LOCATION Beneath Berlin, Germany

NEAREST POPULATION HUB Berlin

SECRECY OVERVIEW Location uncertain: Hitler’s underground hideaway in the last days of the Second World War.

Adolf Hitler spent his final days and hours in an underground bunker beneath the very buildings he had hoped would serve as the command center for his Thousand Year Reich. Instead, the Führerbunker witnessed some of the most tawdry scenes in the story of history’s most tawdry regime. After the war, the remains of the bunker festered beneath Berlin, sealed from the public and left to fade in the memory.

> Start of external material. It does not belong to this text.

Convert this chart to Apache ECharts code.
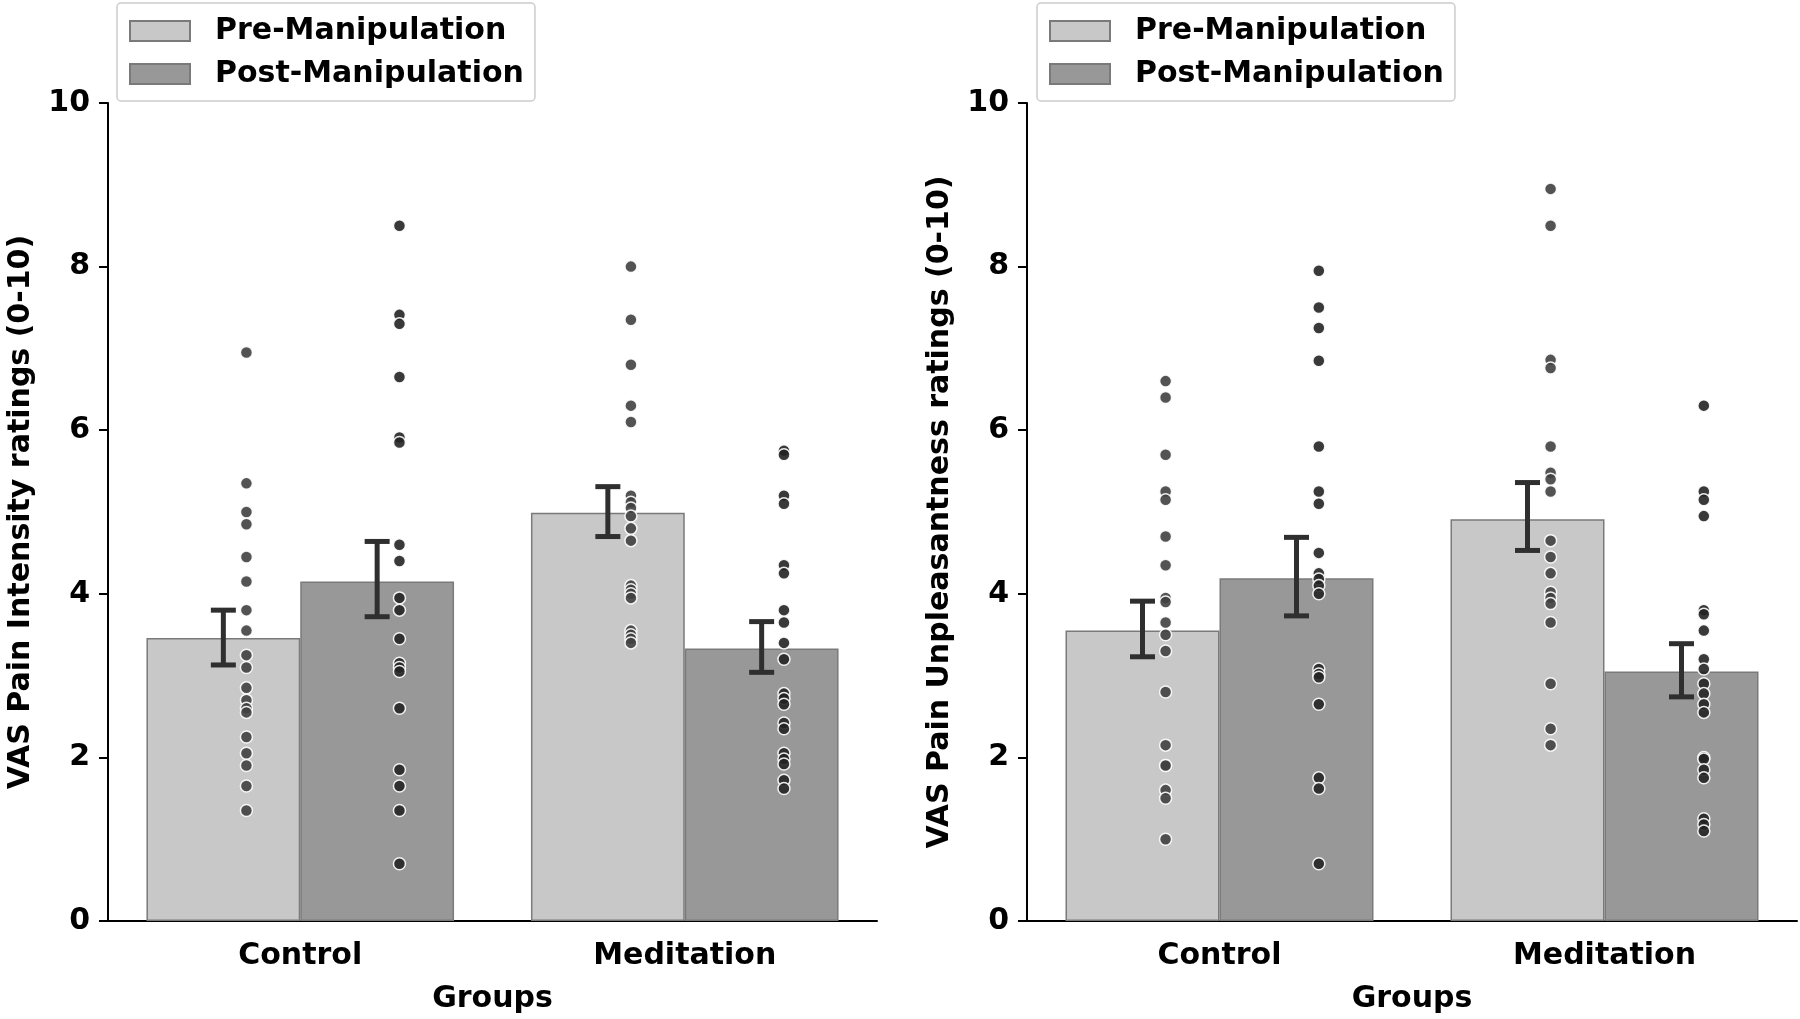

The Führerbunker was situated beneath the formidable Old Chancellery buildings (located at 77 Wilhelmstraße, close to the New Reich Chancellery that he had his favorite architect, Albert Speer, build for him on one of Wilhelmstraße’s offshoots, Voßstraße). An entrance to the bunker led from the Chancellery gardens. The subterranean complex was built in two distinct phases, the first beginning in 1936 and the second in 1943. It was originally intended as a fairly standard air raid shelter, but as the tide of the war turned, Hitler envisaged it as an alternative command center.

In terms of architecture, the complex was built on a split-level connected by a staircase. Each section had a steel door and a bulkhead so that they could be closed off from each other if necessary. Hitler’s quarters were on the lower level, at a depth of about 15 meters (50 ft).

The bunker lay beneath a curtain of reinforced concrete, and was divided into around 18 rooms along a central corridor. Hitler and his lover (and, ultimately, wife), Eva Braun, shared a suite of six rooms decorated with furniture brought from the Chancellery. There was also a map room, a communications room and several guardrooms, as well as space for Martin Bormann (Hitler’s private secretary), the family of Propaganda Minister Josef Goebbels and assorted other cohorts, all of whom lived out the last days of the war there.